Politics & Policy

Confronting D.C.’s Homicide Crisis

Washington, D.C. Mayor Muriel Bowser testifies on Capitol Hill in Washington, D.C., March 22, 2021. (Carlos Barria/Reuters)
Two recent shootings made news. But the problem is worse than, and different from, what many residents regularly experience.

Homicides are up in the nation’s capital. 2020 saw the most murders in 16 years. 2021 is on pace to eclipse that number.

Despite that, the problem is often unremarked. Democrats have claimed that focusing on the uptick in murders is a misguided scare tactic. Media outlets have run with the idea, framing it as a cynical election ploy by Republicans to gin up concern when none is warranted.

Two recent local shootings, however, did make headlines: One near Le Diplomate, a trendy restaurant, and another at Nationals Ballpark, both in the parts of the city well-trafficked by the types of people who make and consume news. The details of the stories were jarring — 20–30 shots while the sun was out in one, videos of people running for cover in both — but the stories made headlines because something that usually happens over there has instead happened over here. Implied is that street violence is one thing, so long as it doesn’t happen at trendy brunch spots, and that the people diving for cover aren’t supposed to look like the overwhelming majority of Hill staffers and journalists who dot the nation’s capital.

These incidents, while tragic, aren’t emblematic of violence in D.C. The vast majority of murders in the district happen in just a few neighborhoods. Recent reporting from the Washington Post evaluated bullet-shell casings across the city and found that about 40 percent of all shootings in the District take place within 151 blocks, only 2 percent of the city. For the residents of these blocks, shootings and murders have become a reality of everyday life, even if such tragedies go unremarked.

The drivers of crime are complex, but one avoidable problem that ails D.C. is a confusion of over-criminalization and over-policing.

From the war on drugs to homelessness, the United States has a longstanding over-criminalization problem, creating avoidable interactions between people (disproportionately people of color) and the justice system. Given the countless lives destroyed as a result, this issue has rightly (and finally) risen to the attention of Americans across the political spectrum.

But rather than attempting to fix this specific problem — by changing local laws, revisiting cases, etc. — D.C.’s government has instead pretended that it has an over-policing problem. In the wake of demonstrations focused on racial justice, D.C. embarked on the twin goals of reducing and reimagining the role of the police. The budget for the D.C. police has been slashed by millions of dollars, and the city has embarked on ambitious policing and judicial reforms.

While a response should also focus on addressing the root causes of violent crime, these changes are clearly making people less safe. D.C.’s police chief was unequivocal in a recent post-shooting press conference, blaming a justice system that rushed violent offenders back onto the street and coddled criminals.

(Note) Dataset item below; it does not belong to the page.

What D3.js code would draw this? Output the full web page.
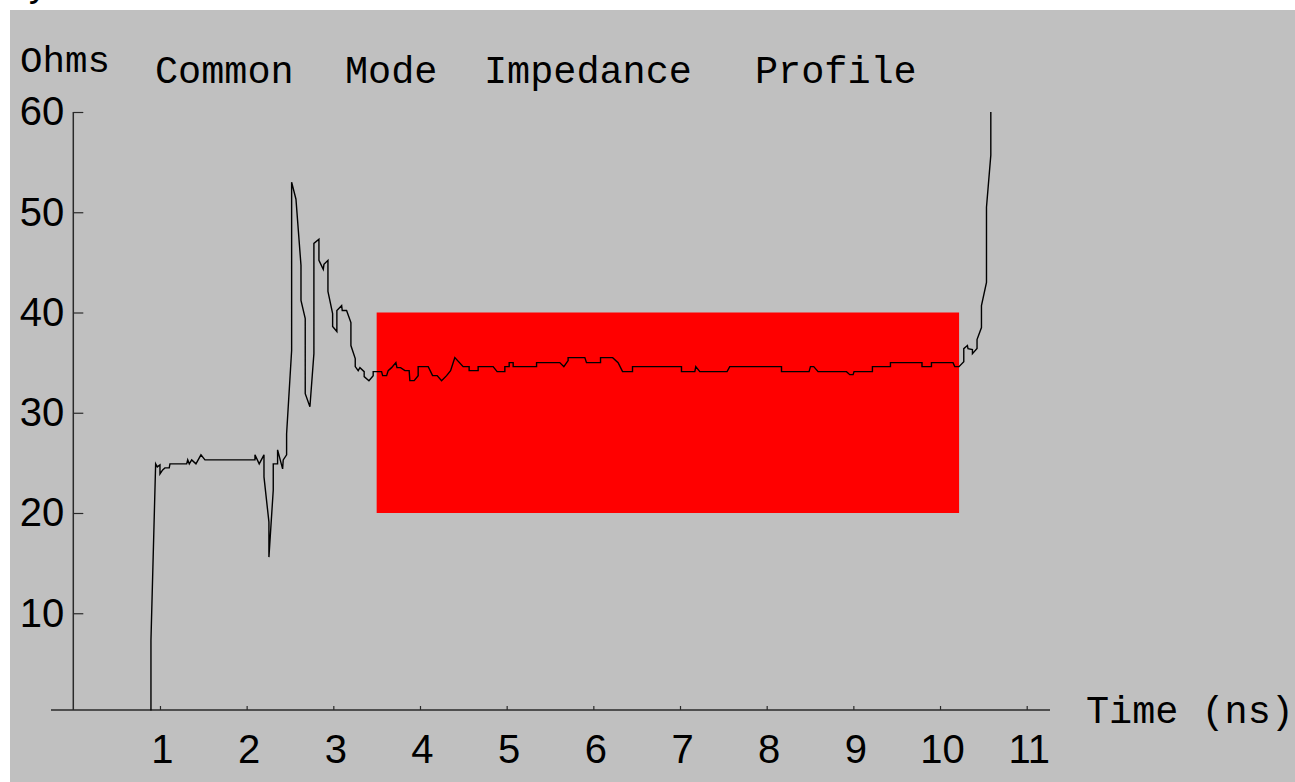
<!DOCTYPE html>
<html>
<head>
<meta charset="utf-8">
<script src="https://cdn.jsdelivr.net/npm/d3@7"></script>
<style>
  body { margin: 0; background: #fff; }
  svg { display: block; }
</style>
</head>
<body>
<div id="app"></div>
<script>
const svgWidth = 1295
const svgHeight = 782

// tdr trace
const timeNs = [
  0.896, 0.896, 0.950, 0.969, 1.000, 1.000, 1.031, 1.057, 1.107, 1.115,
  1.308, 1.320, 1.338, 1.366, 1.415, 1.473, 1.519, 2.096, 2.096, 2.145,
  2.200, 2.200, 2.257, 2.257, 2.307, 2.307, 2.357, 2.357, 2.415, 2.422,
  2.461, 2.461, 2.519, 2.519, 2.569, 2.627, 2.627, 2.676, 2.676, 2.730,
  2.776, 2.776, 2.834, 2.834, 2.884, 2.892, 2.938, 2.938, 2.992, 2.992,
  3.041, 3.041, 3.096, 3.103, 3.153, 3.203, 3.203, 3.253, 3.253, 3.287,
  3.307, 3.356, 3.356, 3.411, 3.460, 3.460, 3.557, 3.569, 3.615, 3.633,
  3.672, 3.722, 3.734, 3.776, 3.826, 3.875, 3.883, 3.933, 3.979, 3.979,
  4.095, 4.145, 4.198, 4.249, 4.307, 4.353, 4.402, 4.498, 4.567, 4.567,
  4.671, 4.671, 4.844, 4.890, 4.979, 4.979, 5.029, 5.029, 5.075, 5.075,
  5.345, 5.345, 5.613, 5.660, 5.709, 5.709, 5.902, 5.921, 6.083, 6.083,
  6.223, 6.286, 6.337, 6.452, 6.452, 7.017, 7.017, 7.171, 7.182, 7.228,
  7.543, 7.574, 8.171, 8.171, 8.489, 8.505, 8.543, 8.593, 8.921, 8.959,
  8.997, 9.008, 9.220, 9.220, 9.428, 9.428, 9.792, 9.792, 9.901, 9.901,
  10.150, 10.170, 10.219, 10.274, 10.274, 10.316, 10.323, 10.374, 10.374, 10.427,
  10.427, 10.478, 10.478, 10.536, 10.536, 10.586, 10.586
]
const ohms = [
  0.3, 7.3, 24.9, 24.6, 24.8, 23.9, 24.3, 24.5, 24.5, 24.9,
  24.9, 25.3, 24.9, 25.3, 24.9, 25.8, 25.3, 25.3, 25.8, 24.9,
  25.8, 23.6, 19.1, 15.6, 22.3, 24.9, 24.9, 26.3, 24.4, 25.3,
  25.8, 27.9, 36.2, 53.0, 51.3, 44.7, 41.2, 39.4, 31.9, 30.6,
  35.9, 46.9, 47.3, 45.2, 44.3, 44.8, 45.2, 42.1, 39.9, 38.6,
  38.1, 40.2, 40.7, 40.2, 40.2, 39.0, 36.7, 35.4, 34.6, 34.2,
  34.5, 34.1, 33.6, 33.2, 33.7, 34.1, 34.1, 33.7, 33.7, 34.2,
  34.5, 35.0, 34.5, 34.5, 34.2, 34.2, 33.2, 33.2, 33.7, 34.6,
  34.6, 33.7, 33.7, 33.2, 33.7, 34.2, 35.5, 34.6, 34.6, 34.2,
  34.2, 34.6, 34.6, 34.1, 34.1, 34.6, 34.6, 35.0, 35.0, 34.6,
  34.6, 35.0, 35.0, 34.6, 35.2, 35.5, 35.5, 35.0, 35.0, 35.5,
  35.5, 35.0, 34.1, 34.1, 34.6, 34.6, 34.1, 34.1, 34.6, 34.1,
  34.1, 34.6, 34.6, 34.1, 34.1, 34.6, 34.6, 34.1, 34.1, 33.8,
  33.8, 34.1, 34.1, 34.6, 34.6, 35.0, 35.0, 34.6, 34.6, 35.0,
  35.0, 34.6, 34.6, 35.1, 36.4, 36.7, 36.4, 36.3, 35.9, 36.4,
  37.3, 38.5, 40.7, 43.0, 50.5, 55.7, 60.0
]

// spec window (red box)
const specTime = [3.5, 10.22]
const specOhms = [20, 40]

const xTicks = [1, 2, 3, 4, 5, 6, 7, 8, 9, 10, 11]
const yTicks = [10, 20, 30, 40, 50, 60]

const titleWords = ['Common', 'Mode', 'Impedance', 'Profile']
const titleX = [155, 345, 484, 755]

const mono = '"Liberation Mono", "DejaVu Sans Mono", monospace'
const sans = '"Liberation Sans", Arial, sans-serif'
const axisColor = '#2a2a2a'

const x = d3.scaleLinear().domain([0, 11]).range([73.3, 1026.7])
const y = d3.scaleLinear().domain([0, 60]).range([713.5, 112])
const axisZ = 0.35

const svg = d3.select('#app').append('svg')
    .attr('width', svgWidth)
    .attr('height', svgHeight)

svg.append('rect')
    .attr('width', svgWidth)
    .attr('height', svgHeight)
    .attr('fill', '#fff')

svg.append('rect')
    .attr('x', 10)
    .attr('y', 10)
    .attr('width', svgWidth - 10)
    .attr('height', svgHeight - 10)
    .attr('fill', '#c0c0c0')

// clipped letter peeking in at the top edge
svg.append('text')
    .attr('x', 27)
    .attr('y', -4)
    .attr('font-family', mono)
    .attr('font-size', 38)
    .text('y')

svg.append('rect')
    .attr('x', x(specTime[0]))
    .attr('y', y(specOhms[1]))
    .attr('width', x(specTime[1]) - x(specTime[0]))
    .attr('height', y(specOhms[0]) - y(specOhms[1]))
    .attr('fill', '#ff0000')

// axes
const xAxis = d3.axisBottom(x)
    .tickValues(xTicks)
    .tickSizeInner(-4)
    .tickSizeOuter(0)
    .tickPadding(25)

svg.append('g')
    .attr('transform', `translate(0,${y(axisZ)})`)
    .call(xAxis)
    .call(g => g.select('.domain').remove())
    .call(g => g.selectAll('line').attr('stroke', axisColor).attr('stroke-width', 1.2))
    .call(g => g.selectAll('text')
        .attr('font-family', sans)
        .attr('font-size', 40)
        .attr('fill', '#000')
        .attr('dx', 2))

const yAxis = d3.axisLeft(y)
    .tickValues(yTicks)
    .tickSizeInner(-10)
    .tickSizeOuter(0)
    .tickPadding(9)

svg.append('g')
    .attr('transform', `translate(${x(0)},0)`)
    .call(yAxis)
    .call(g => g.select('.domain').remove())
    .call(g => g.selectAll('line').attr('stroke', axisColor).attr('stroke-width', 1.2))
    .call(g => g.selectAll('text')
        .attr('font-family', sans)
        .attr('font-size', 40)
        .attr('fill', '#000'))

svg.append('line')
    .attr('x1', 51).attr('x2', 1050)
    .attr('y1', y(axisZ)).attr('y2', y(axisZ))
    .attr('stroke', axisColor)
    .attr('stroke-width', 1.5)

svg.append('line')
    .attr('x1', x(0)).attr('x2', x(0))
    .attr('y1', y(60)).attr('y2', y(axisZ))
    .attr('stroke', axisColor)
    .attr('stroke-width', 1.5)

// trace
const line = d3.line()
    .x(d => x(d[0]))
    .y(d => y(d[1]))

svg.append('path')
    .datum(d3.zip(timeNs, ohms))
    .attr('d', line)
    .attr('fill', 'none')
    .attr('stroke', '#000')
    .attr('stroke-width', 1.4)
    .attr('stroke-linejoin', 'miter')

// labels
svg.append('text')
    .attr('x', 20)
    .attr('y', 72)
    .attr('font-family', mono)
    .attr('font-size', 37.5)
    .text('Ohms')

svg.selectAll('text.title')
    .data(titleWords)
    .join('text')
    .attr('class', 'title')
    .attr('x', (d, i) => titleX[i])
    .attr('y', 83)
    .attr('font-family', mono)
    .attr('font-size', 38.5)
    .text(d => d)

svg.append('text')
    .attr('x', 1086)
    .attr('y', 723)
    .attr('font-family', mono)
    .attr('font-size', 38.5)
    .text('Time (ns)')
</script>
</body>
</html>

Other cities who had also scaled back policing are reversing course following comparable (or even more severe) upticks in murder and violent crime.

In response to an uptick in violent crime, New York City mayor Bill de Blasio recently requested an increase in funding for the police after the city had moved or eliminated $1 billion (17 percent of total allocations) from their budget. New Yorkers just chose former NYPD officer Eric Adams as the Democratic nominee for mayor, who promised a tough-on-crime approach and lambasted the defund effort as being led by “young white affluent people.”

Minneapolis, ground zero for the defund-the-police movement, saw the city exceed its 2019 murder total in just eight months in 2020. This year, the city is on pace to exceed its record number of homicides set in 1995. After the city council had originally pledged to “end policing as we know it” and voted to defund and dismantle the police department, the mayor is now pulling out all the stops to “replenish” the police force and backfill the hundreds of officers who have quit or retired.

The about-face shouldn’t be surprising. Polling data consistently show that those most affected by violence want more, not fewer, police. A recent survey of residents in Detroit found that, by a 9–1 ratio, residents said they would feel safer with more, not fewer, police. Defunding efforts may cloak themselves in the language of Black Lives Matter, but over 80 percent of black Americans support maintaining or even increasing police in their area.

While Democrats may think that defunding the police is an expression of compassion, what it actually represents is detached callousness. It advances the interests of outspoken activists and guilt-ridden white liberals at the expense of those forced to suffer the consequences.

Like cities across the country, the nation’s capital faces a choice: provide safety and security, or hide behind hashtagable slogans as the city’s residents suffer. Washington, D.C., needs to dispense with fluffy rhetoric and address the homicide crisis in its midst.

Drew Holden is a public affairs consultant in Washington, D.C., and a former Republican congressional staff member.